We received lots of wonderful, smart comments after Wednesday’s post on MLS failures in CONCACAF Champions League.
In an effort to introduce a new conversation, in trying to avoid covering the same heavily trampled ground, I proposed that an imbalance of experience in meaningful matches is denting MLS chances in the annual, regional club tournament.
I acknowledged that salary cap and roster depth were surely major elements of this ongoing Liga MX whuppin’. But writers like myself sometimes (falsely) assume that everyone remembers how often we already have stated the obvious, so we tend to undersell the glowing, red-letter items when taking the conversation elsewhere.
For the record, dominance of Liga MX teams in CONCACAF Champions League is largely about money and, by extension, a higher quality of collective play. (That was expressed by several readers simply as Liga MX sides being “better.” Fair enough.)
Seeing as so many of the comments drew a big red line right back to the salary/money issue, this needs to be said: Major League Soccer is what it is.
There always seems to be an insinuation in these comments (not always, but often) that MLS needs to spend more. It’s a fine debate to have.
I get the point. Still, patience has its long-term reward. I was seeing the same arguments 10 years ago, a.k.a. the darker years, when a grand total of 10 teams made up (in retrospect) an alarmingly wobbly Major League Soccer. Number of dedicated stadiums 10 years ago today: one.
(The Home Depot Center, this country’s second major stadium constructed expressly for pro soccer, opened in June of 2003.)

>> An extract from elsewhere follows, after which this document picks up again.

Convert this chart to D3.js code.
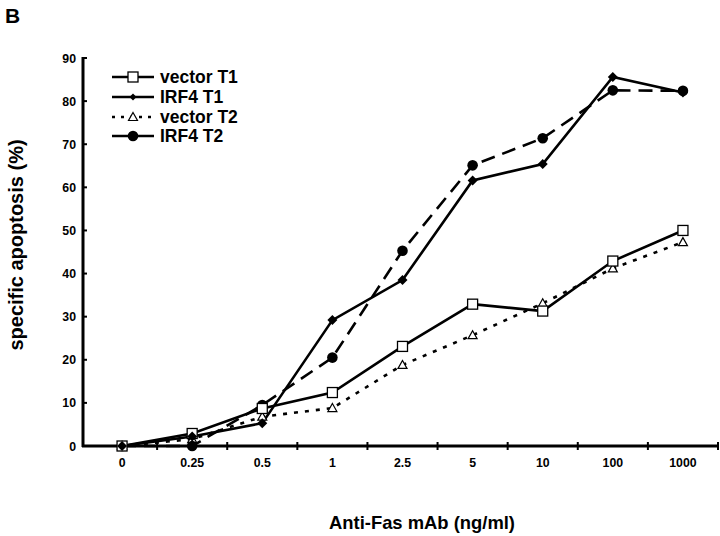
<!DOCTYPE html>
<html>
<head>
<meta charset="utf-8">
<script src="https://cdn.jsdelivr.net/npm/d3@7"></script>
<style>
	body { margin: 0; background: white; }
	text { font-family: Arial, 'Liberation Sans', sans-serif; font-weight: bold; fill: black; }
</style>
</head>
<body>
<div id="chart"></div>
<script>
var doses = ['0', '0.25', '0.5', '1', '2.5', '5', '10', '100', '1000'];
var y_ticks = [0, 10, 20, 30, 40, 50, 60, 70, 80, 90];
var vector_t1 = [0, 2.9, 8.7, 12.4, 23.1, 32.9, 31.3, 42.9, 50.0];
var irf4_t1 = [0, 2.2, 5.3, 29.2, 38.5, 61.6, 65.4, 85.6, 82.0];
var vector_t2 = [0, 1.6, 6.8, 8.8, 18.8, 25.7, 33.1, 41.2, 47.3];
var irf4_t2 = [0, 0, 9.5, 20.5, 45.3, 65.1, 71.4, 82.5, 82.4];
var series_names = ['vector T1', 'IRF4 T1', 'vector T2', 'IRF4 T2'];

var series = [
	{name: series_names[0], values: vector_t1, dash: null, marker: 'square'},
	{name: series_names[1], values: irf4_t1, dash: null, marker: 'diamond'},
	{name: series_names[2], values: vector_t2, dash: '4,7', marker: 'triangle'},
	{name: series_names[3], values: irf4_t2, dash: '14,8', marker: 'circle'}
];

var width = 720, height = 536;
var svg = d3.select('#chart')
	.append('svg')
		.attr('width', width)
		.attr('height', height);

// panel letter
svg.append('text')
	.attr('x', 5)
	.attr('y', 23)
	.style('font-size', '21px')
	.text('B');

var x = d3.scaleBand()
	.domain(doses)
	.range([87, 718]);

var y = d3.scaleLinear()
	.domain([0, 90])
	.range([446, 58]);

// y axis
svg.append('line')
	.attr('x1', 83).attr('x2', 83)
	.attr('y1', y(90) - 1).attr('y2', y(0) + 1)
	.attr('stroke', 'black')
	.attr('stroke-width', 3);
svg.selectAll('.ytick')
	.data(y_ticks)
	.enter()
	.append('line')
		.attr('x1', 83).attr('x2', 87)
		.attr('y1', function(d) { return y(d); })
		.attr('y2', function(d) { return y(d); })
		.attr('stroke', 'black')
		.attr('stroke-width', 2);
svg.selectAll('.ylabel')
	.data(y_ticks)
	.enter()
	.append('text')
		.attr('text-anchor', 'end')
		.attr('x', 76)
		.attr('y', function(d) { return y(d) + 4.5; })
		.style('font-size', '12.3px')
		.text(function(d) { return d; });

// x axis
svg.append('line')
	.attr('x1', 82).attr('x2', 719)
	.attr('y1', y(0)).attr('y2', y(0))
	.attr('stroke', 'black')
	.attr('stroke-width', 3);
svg.selectAll('.xtick')
	.data(doses)
	.enter()
	.append('line')
		.attr('x1', function(d) { return x(d) + x.bandwidth(); })
		.attr('x2', function(d) { return x(d) + x.bandwidth(); })
		.attr('y1', y(0) - 4)
		.attr('y2', y(0) + 4)
		.attr('stroke', 'black')
		.attr('stroke-width', 2);
svg.selectAll('.xlabel')
	.data(doses)
	.enter()
	.append('text')
		.attr('text-anchor', 'middle')
		.attr('x', function(d) { return x(d) + x.bandwidth() / 2; })
		.attr('y', 467)
		.style('font-size', '12.3px')
		.text(function(d) { return d; });

// axis titles
svg.append('text')
	.attr('text-anchor', 'middle')
	.attr('x', 422)
	.attr('y', 529)
	.style('font-size', '18.4px')
	.text('Anti-Fas mAb (ng/ml)');
svg.append('text')
	.attr('text-anchor', 'middle')
	.attr('transform', 'translate(23,245) rotate(-90)')
	.style('font-size', '20px')
	.text('specific apoptosis (%)');

var cx = function(i) { return x(doses[i]) + x.bandwidth() / 2; };

var line = d3.line()
	.x(function(d, i) { return cx(i); })
	.y(function(d) { return y(d); });

var draw_marker = function(g, type, px, py, small) {
	if (type == 'square') {
		g.append('rect')
			.attr('x', px - 5).attr('y', py - 5)
			.attr('width', 10).attr('height', 10)
			.attr('fill', 'white').attr('stroke', 'black').attr('stroke-width', 1.3);
	} else if (type == 'diamond') {
		var s = small ? 3.5 : 5;
		g.append('path')
			.attr('d', 'M0,' + (-s) + 'L' + s + ',0L0,' + s + 'L' + (-s) + ',0Z')
			.attr('transform', 'translate(' + px + ',' + py + ')')
			.attr('fill', 'black');
	} else if (type == 'triangle') {
		g.append('path')
			.attr('d', 'M0,-4.5L4.5,3.5L-4.5,3.5Z')
			.attr('transform', 'translate(' + px + ',' + py + ')')
			.attr('fill', 'white').attr('stroke', 'black').attr('stroke-width', 1.2);
	} else {
		g.append('circle')
			.attr('cx', px).attr('cy', py).attr('r', 5.3)
			.attr('fill', 'black');
	}
};

// lines then markers
var order = [2, 3, 0, 1];
order.forEach(function(k) {
	var s = series[k];
	svg.append('path')
		.datum(s.values)
		.attr('d', line)
		.attr('fill', 'none')
		.attr('stroke', 'black')
		.attr('stroke-width', 2.6)
		.attr('stroke-dasharray', s.dash);
});
order.forEach(function(k) {
	var s = series[k];
	var g = svg.append('g');
	s.values.forEach(function(v, i) {
		draw_marker(g, s.marker, cx(i), y(v), false);
	});
});

// legend
var legend_y = [77, 97, 117, 136];
series.forEach(function(s, i) {
	var g = svg.append('g');
	g.append('line')
		.attr('x1', 112).attr('x2', 154)
		.attr('y1', legend_y[i]).attr('y2', legend_y[i])
		.attr('stroke', 'black')
		.attr('stroke-width', 2.6)
		.attr('stroke-dasharray', s.dash == '4,7' ? '3,6' : null);
	draw_marker(g, s.marker, 133, legend_y[i], true);
	g.append('text')
		.attr('x', 160)
		.attr('y', legend_y[i] + 6)
		.style('font-size', '17.5px')
		.text(s.name);
});
</script>
</body>
</html>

Had Major League Soccer owners gone all in at the time, throwing yet more money into the sinkhole, there wouldn’t be an MLS today.
Times have changed, and how. But the “math” here remains fairly simple: TV numbers keep rising, but remain relatively modest. Until those increase substantially, most clubs will continue to lose money. Until a few more beat their way into black ink, the salary cap increases will be modest at best.
It is what it is.
Everybody wants it to happen faster for MLS; me, too. But it deserves to be said every now and then: this has always been a marathon, not a sprint, and the pro game is in a pretty good place, all things considered.